By Ceci Connolly
Monday, October 19, 2009
The television airwaves were filled Sunday with rat-a-tat over reforming the nation's health-care system, as top administration officials hit the talk show circuit and interest groups waged a record advertising blitz.
President Obama's team, preparing for an intense round of private negotiations on Capitol Hill, used public appearances to set the parameters for the negotiations.
Obama continues to support the concept of a government-sponsored insurance option, but "he is not demanding that it is in" the final legislation, Valerie Jarrett, a senior White House adviser, said on NBC's "Meet the Press." "He thinks it's the best possible choice."
White House Chief of Staff Rahm Emanuel, in two television appearances, noted that the public option could provide much-needed competition, but that "it's not the defining piece of health care."
Liberal lawmakers such as Sen. Christopher J. Dodd (D-Conn.), who is involved in the negotiations, said they will push for the government option to be included in the bill that goes to the Senate floor. "I haven't given up on this," Dodd said on NBC.
Advocacy groups also pressed the case in television and print ads. In one spot airing on several networks, the liberal coalition Health Care for America Now calls out "huge insurance companies driving prices up."
"We need real competition to lower costs," the commercial concludes. "We need the choice of a public health insurance option."
Obama aides conceded that they may not have the votes in the Senate for the provision.
"There are people in the Senate -- Republicans and Democrats -- who have objections to that," senior White House adviser David Axelrod said on ABC's "This Week."
The notion of a public insurance alternative has divided Democrats for months. It remains a major sticking point, though it would affect only the fraction of Americans who work in small businesses or buy coverage on their own.
Proponents argue that a nonprofit plan with lower administrative fees and executive salaries could provide more-affordable coverage. Industry leaders and some lawmakers in both parties fear it would lead to a government-run health system and would force private companies out of business.
As Obama has inched closer to enacting his top legislative priority, his allies and the insurance industry have grown increasingly hostile. Administration aides lambasted the industry after it released two reports last week that said private insurance premiums would probably increase under the bills circulating in Congress.
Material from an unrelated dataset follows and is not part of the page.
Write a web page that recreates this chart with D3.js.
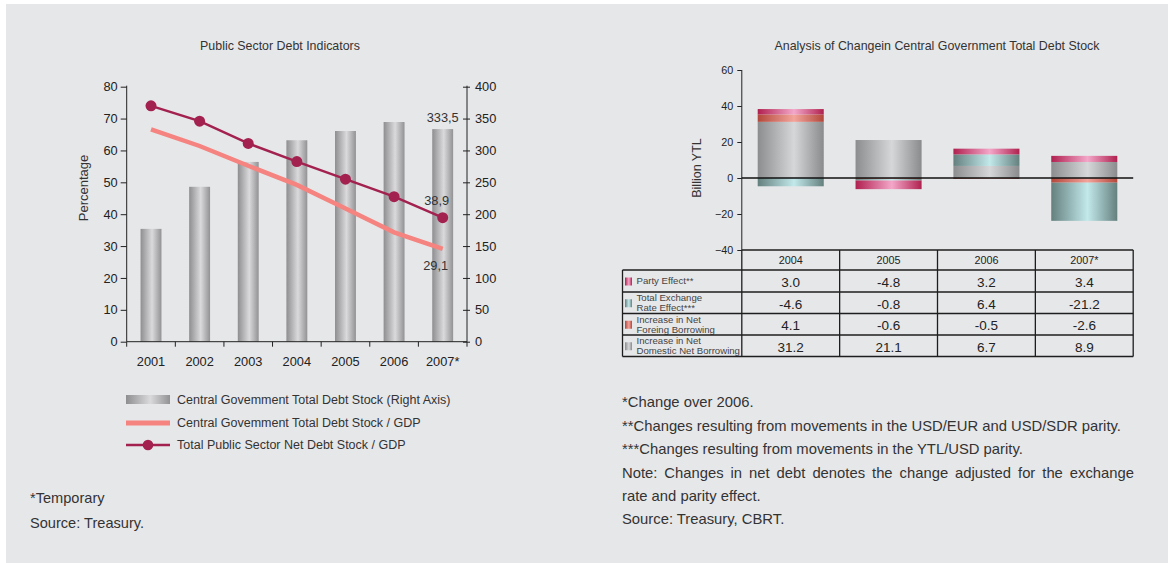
<!DOCTYPE html>
<html><head><meta charset="utf-8">
<script src="https://cdn.jsdelivr.net/npm/d3@7"></script>
<style>
html,body{margin:0;padding:0;background:#fff;}
svg{display:block;font-family:"Liberation Sans",Arial,Helvetica,sans-serif;}
</style></head><body>
<svg id="c" width="1168" height="563"></svg>
<script>
// ---- Public Sector Debt Indicators ----
const years = ["2001", "2002", "2003", "2004", "2005", "2006", "2007*"];
const debtStock = [177, 243, 282, 316, 330.5, 344.6, 333.5];      // billion YTL, right axis
const debtStockGdp = [66.6, 61.4, 55.2, 49.2, 41.8, 34.3, 29.1];  // %
const netDebtGdp = [74.0, 69.2, 62.2, 56.5, 51.0, 45.5, 38.9];    // %
const pctTicks = [0, 10, 20, 30, 40, 50, 60, 70, 80];
const stockTicks = [0, 50, 100, 150, 200, 250, 300, 350, 400];

// ---- Analysis of change in central government total debt stock ----
const changeYears = ["2004", "2005", "2006", "2007*"];
const parityEffect = [3.0, -4.8, 3.2, 3.4];
const exchangeEffect = [-4.6, -0.8, 6.4, -21.2];
const foreignBorrowing = [4.1, -0.6, -0.5, -2.6];
const domesticBorrowing = [31.2, 21.1, 6.7, 8.9];
const changeTicks = [-40, -20, 0, 20, 40, 60];

const svg = d3.select("#c");
const ink = "#333";
const fmtComma = v => d3.format(".1f")(v).replace(".", ",");

// panel background
svg.append("rect").attr("x", 6).attr("y", 4).attr("width", 1162).attr("height", 559).attr("fill", "#e6e7e9");

// cylinder-like horizontal gradients
const defs = svg.append("defs");
function grad(id, edgeL, mid, edgeR) {
  const g = defs.append("linearGradient").attr("id", id).attr("x1", 0).attr("x2", 1).attr("y1", 0).attr("y2", 0);
  g.append("stop").attr("offset", 0).attr("stop-color", edgeL);
  g.append("stop").attr("offset", 0.55).attr("stop-color", mid);
  g.append("stop").attr("offset", 1).attr("stop-color", edgeR);
}
grad("gGrey", "#8c8d8f", "#d6d7d9", "#8a8b8d");
grad("gBar", "#8e8e90", "#dadadc", "#929294");
grad("gPink", "#b0204f", "#f3a7c9", "#b0214f");
grad("gRed", "#b3473b", "#f3a49c", "#b3473b");
grad("gTeal", "#64807e", "#c3e9eb", "#64807e");

// ================= LEFT CHART =================
const L = {x0: 126.7, x1: 467, yTop: 86.7, yBot: 341.7};
const xL = d3.scaleBand().domain(years).range([L.x0, L.x1]).paddingInner(0.57).paddingOuter(0.285);
const yPct = d3.scaleLinear().domain([0, 80]).range([L.yBot, L.yTop]);
const yStock = d3.scaleLinear().domain([0, 400]).range([L.yBot, L.yTop]);
const cx = d => xL(d) + xL.bandwidth() / 2;

svg.append("text").attr("x", 280).attr("y", 50).attr("text-anchor", "middle")
  .attr("font-size", 12.4).attr("fill", ink).text("Public Sector Debt Indicators");

// bars (right axis)
svg.append("g").selectAll("rect").data(years).join("rect")
  .attr("x", d => xL(d)).attr("width", xL.bandwidth())
  .attr("y", (d, i) => yStock(debtStock[i]))
  .attr("height", (d, i) => L.yBot - yStock(debtStock[i]))
  .attr("fill", "url(#gBar)");

// axes
const axL = svg.append("g").attr("transform", `translate(${L.x0},0)`)
  .call(d3.axisLeft(yPct).tickValues(pctTicks).tickSize(6).tickPadding(3));
const axR = svg.append("g").attr("transform", `translate(${L.x1},0)`)
  .call(d3.axisRight(yStock).tickValues(stockTicks).tickSize(3).tickPadding(5));
axR.selectAll(".tick line").attr("x1", -4);
[axL, axR].forEach(a => {
  a.select(".domain").attr("stroke", "#222").attr("d", `M0,${L.yTop - 1}V${L.yBot}`);
  a.selectAll(".tick line").attr("stroke", "#222");
  a.selectAll(".tick text").attr("font-size", 12.8).attr("fill", "#222").attr("font-family", "Liberation Sans, Arial, sans-serif");
});
// x axis with ticks at category boundaries
const gx = svg.append("g");
gx.append("line").attr("x1", L.x0).attr("x2", L.x1).attr("y1", L.yBot).attr("y2", L.yBot).attr("stroke", "#222");
gx.selectAll("line.t").data(d3.range(years.length + 1)).join("line").attr("class", "t")
  .attr("x1", i => L.x0 + i * xL.step()).attr("x2", i => L.x0 + i * xL.step())
  .attr("y1", L.yBot).attr("y2", L.yBot + 5).attr("stroke", "#222");
gx.selectAll("text").data(years).join("text")
  .attr("x", d => cx(d)).attr("y", 366).attr("text-anchor", "middle")
  .attr("font-size", 12.8).attr("fill", "#222").text(d => d);

svg.append("text").attr("transform", "translate(88,188) rotate(-90)").attr("text-anchor", "middle")
  .attr("font-size", 13).attr("fill", ink).text("Percentage");

// lines
const lineGen = arr => d3.line().x((d, i) => cx(years[i])).y(d => yPct(d))(arr);
svg.append("path").attr("d", lineGen(debtStockGdp)).attr("fill", "none")
  .attr("stroke", "#f5837f").attr("stroke-width", 4.5);
svg.append("path").attr("d", lineGen(netDebtGdp)).attr("fill", "none")
  .attr("stroke", "#a3214f").attr("stroke-width", 2.5);
svg.append("g").selectAll("circle").data(netDebtGdp).join("circle")
  .attr("cx", (d, i) => cx(years[i])).attr("cy", d => yPct(d)).attr("r", 5.5).attr("fill", "#a3214f");

// value labels for the last year
const last = years.length - 1;
svg.append("text").attr("x", cx(years[last])).attr("y", yStock(debtStock[last]) - 7)
  .attr("text-anchor", "middle").attr("font-size", 12.8).attr("fill", ink).text(fmtComma(debtStock[last]));
svg.append("text").attr("x", cx(years[last]) - 6).attr("y", yPct(netDebtGdp[last]) - 13)
  .attr("text-anchor", "middle").attr("font-size", 12.8).attr("fill", ink).text(fmtComma(netDebtGdp[last]));
svg.append("text").attr("x", cx(years[last]) - 7).attr("y", yPct(debtStockGdp[last]) + 21)
  .attr("text-anchor", "middle").attr("font-size", 12.8).attr("fill", ink).text(fmtComma(debtStockGdp[last]));

// legend
const lg = svg.append("g").attr("font-size", 12.5).attr("fill", ink);
lg.append("rect").attr("x", 126).attr("y", 395).attr("width", 44).attr("height", 9).attr("fill", "url(#gBar)");
lg.append("text").attr("x", 177).attr("y", 404).text("Central Govemment Total Debt Stock (Right Axis)");
lg.append("line").attr("x1", 126).attr("x2", 170).attr("y1", 423).attr("y2", 423).attr("stroke", "#f5837f").attr("stroke-width", 5);
lg.append("text").attr("x", 177).attr("y", 427).text("Central Govemment Total Debt Stock / GDP");
lg.append("line").attr("x1", 126).attr("x2", 170).attr("y1", 445).attr("y2", 445).attr("stroke", "#a3214f").attr("stroke-width", 2.5);
lg.append("circle").attr("cx", 148).attr("cy", 445).attr("r", 5.3).attr("fill", "#a3214f");
lg.append("text").attr("x", 177).attr("y", 449).text("Total Public Sector Net Debt Stock / GDP");

svg.append("text").attr("x", 30).attr("y", 503).attr("font-size", 14.6).attr("fill", ink).text("*Temporary");
svg.append("text").attr("x", 30).attr("y", 528).attr("font-size", 14.6).attr("fill", ink).text("Source: Treasury.");

// ================= RIGHT CHART =================
const R = {x0: 741.8, x1: 1133.2, yTop: 70, yBot: 250, tblLeft: 622.5};
const xR = d3.scaleBand().domain(changeYears).range([R.x0, R.x1]).paddingInner(0.325).paddingOuter(0.1625);
const yR = d3.scaleLinear().domain([-40, 60]).range([R.yBot, R.yTop]);

svg.append("text").attr("x", 937).attr("y", 50).attr("text-anchor", "middle")
  .attr("font-size", 12.4).attr("fill", ink).text("Analysis of Changein Central Government Total Debt Stock");

const rows = changeYears.map((y, i) => ({
  year: y, domestic: domesticBorrowing[i], foreign: foreignBorrowing[i],
  exchange: exchangeEffect[i], parity: parityEffect[i]
}));
const keys = ["domestic", "foreign", "exchange", "parity"];
const fills = {domestic: "url(#gGrey)", foreign: "url(#gRed)", exchange: "url(#gTeal)", parity: "url(#gPink)"};
const stacked = d3.stack().keys(keys).offset(d3.stackOffsetDiverging)(rows);

svg.append("g").selectAll("g").data(stacked).join("g").attr("fill", s => fills[s.key])
  .selectAll("rect").data(s => s).join("rect")
  .attr("x", d => xR(d.data.year)).attr("width", xR.bandwidth())
  .attr("y", d => yR(Math.max(d[0], d[1])))
  .attr("height", d => Math.abs(yR(d[0]) - yR(d[1])));

const axY = svg.append("g").attr("transform", `translate(${R.x0},0)`)
  .call(d3.axisLeft(yR).tickValues(changeTicks).tickSize(4.5).tickPadding(4));
axY.select(".domain").attr("stroke", "#222").attr("d", `M0,${R.yTop}V${R.yBot}`);
axY.selectAll(".tick line").attr("stroke", "#222");
axY.selectAll(".tick text").attr("font-size", 10.8).attr("fill", "#222").attr("font-family", "Liberation Sans, Arial, sans-serif");

svg.append("line").attr("x1", R.x0).attr("x2", R.x1).attr("y1", yR(0)).attr("y2", yR(0))
  .attr("stroke", "#111").attr("stroke-width", 1.3);

svg.append("text").attr("transform", "translate(701,168) rotate(-90)").attr("text-anchor", "middle")
  .attr("font-size", 12.5).attr("fill", ink).text("Billion YTL");

// data table under the chart
const rowEdges = [250, 270, 292, 313.5, 335, 356.5];
const tableRows = [
  {lines: ["Party Effect**"], fill: "url(#gPink)", vals: parityEffect},
  {lines: ["Total Exchange", "Rate Effect***"], fill: "url(#gTeal)", vals: exchangeEffect},
  {lines: ["Increase in Net", "Foreing Borrowing"], fill: "url(#gRed)", vals: foreignBorrowing},
  {lines: ["Increase in Net", "Domestic Net Borrowing"], fill: "url(#gGrey)", vals: domesticBorrowing}
];
const tb = svg.append("g");
const colEdges = d3.range(changeYears.length + 1).map(i => R.x0 + i * xR.step());
const colCenter = y => xR(y) + xR.bandwidth() / 2;

// header
tb.selectAll("text.h").data(changeYears).join("text").attr("class", "h")
  .attr("x", d => colCenter(d)).attr("y", 264).attr("text-anchor", "middle")
  .attr("font-size", 10.8).attr("fill", "#222").text(d => d);

tableRows.forEach((r, ri) => {
  const top = rowEdges[ri + 1], bot = rowEdges[ri + 2], mid = (top + bot) / 2;
  tb.append("rect").attr("x", 625).attr("y", mid - 3.5).attr("width", 7).attr("height", 8).attr("fill", r.fill);
  r.lines.forEach((t, li) => {
    const dy = r.lines.length === 1 ? 0 : (li === 0 ? -5 : 5);
    tb.append("text").attr("x", 636.5).attr("y", mid + dy).attr("dy", "0.35em")
      .attr("font-size", 9.6).attr("fill", "#444").text(t);
  });
  tb.selectAll(null).data(r.vals).join("text")
    .attr("x", (v, i) => colCenter(changeYears[i])).attr("y", mid + 1).attr("dy", "0.36em")
    .attr("text-anchor", "middle").attr("font-size", 13.5).attr("fill", "#222")
    .text(v => d3.format(".1f")(v).replace("\u2212", "-"));
});

// grid lines of the table
const st = "#1e1e1e";
rowEdges.forEach((y, i) => {
  tb.append("line").attr("x1", i === 0 ? R.x0 : R.tblLeft).attr("x2", R.x1).attr("y1", y).attr("y2", y)
    .attr("stroke", st).attr("stroke-width", 1.3);
});
colEdges.forEach(x => {
  tb.append("line").attr("x1", x).attr("x2", x).attr("y1", rowEdges[0]).attr("y2", rowEdges[5])
    .attr("stroke", st).attr("stroke-width", 1.3);
});
tb.append("line").attr("x1", R.tblLeft).attr("x2", R.tblLeft).attr("y1", rowEdges[1]).attr("y2", rowEdges[5])
  .attr("stroke", st).attr("stroke-width", 1.3);

// notes
const notes = [
  "*Change over 2006.",
  "**Changes resulting from movements in the USD/EUR and USD/SDR parity.",
  "***Changes resulting from movements in the YTL/USD parity.",
  "Note: Changes in net debt denotes the change adjusted for the exchange",
  "rate and parity effect.",
  "Source: Treasury, CBRT."
];
const noteY = [407, 431, 454, 478, 501, 524];
svg.append("g").selectAll("text").data(notes).join("text")
  .attr("x", 622).attr("y", (d, i) => noteY[i]).attr("font-size", 14.8).attr("fill", ink)
  .text(d => d)
  .each(function (d, i) {
    // justified line: spread the gap between words to reach the right margin
    if (i === 3) {
      const w = this.getComputedTextLength();
      const gaps = d.split(" ").length - 1;
      const extra = (1134 - 622 - w) / gaps;
      d3.select(this).attr("word-spacing", extra);
    }
  });
</script>
</body></html>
"Most of the stakeholders in this health-care debate are at the table; they're trying to produce real reform," Axelrod said. "The insurance industry has decided now at the eleventh hour that they don't want to go along with this. One of the problems we have is we have a health-care system now that functions very well for the insurance industry but not well for the customers."
Asked whether Obama has been "tough enough" in his first year in office, Axelrod replied: "The president in his radio address took on the insurance industry, at least rhetorically, and he suggested that he might be willing to take away their antitrust exemption."
The health-care battle will be tested this week in the Senate, as Democrats push a bill that would set aside nearly $250 billion over the next decade for higher Medicare payments to physicians. The reimbursement rates are scheduled for automatic reductions. But each year, Congress overrides the formula, which would trim fees by 21 percent in 2010.
Fixing the payment gap is of enormous concern to the American Medical Association, but lawmakers have yet to find the money to pay for it.
Obama and Senate Finance Committee Chairman Max Baucus (D-Mont.) kept the provision out of health-care reform legislation, saying it is something Congress would do regardless of broader reform. But Republicans and some Democratic deficit hawks object.
"This is so transparent," said Senate Minority Leader Mitch McConnell (R-Ky.). "They're taking this issue out of health care, suggesting that we spend a quarter of a trillion dollars, not pay for it, so that they can then argue, the very next week potentially, that this trillion-dollar health-care bill is paid for."
In between the talk show chatter, the AMA weighed in with an ad.
"For seniors, a doctor can mean everything -- independence, hope, security -- and Medicare makes it possible," the narrator says. "We need a permanent solution to protect Medicare and ensure seniors get the security and stability they've earned."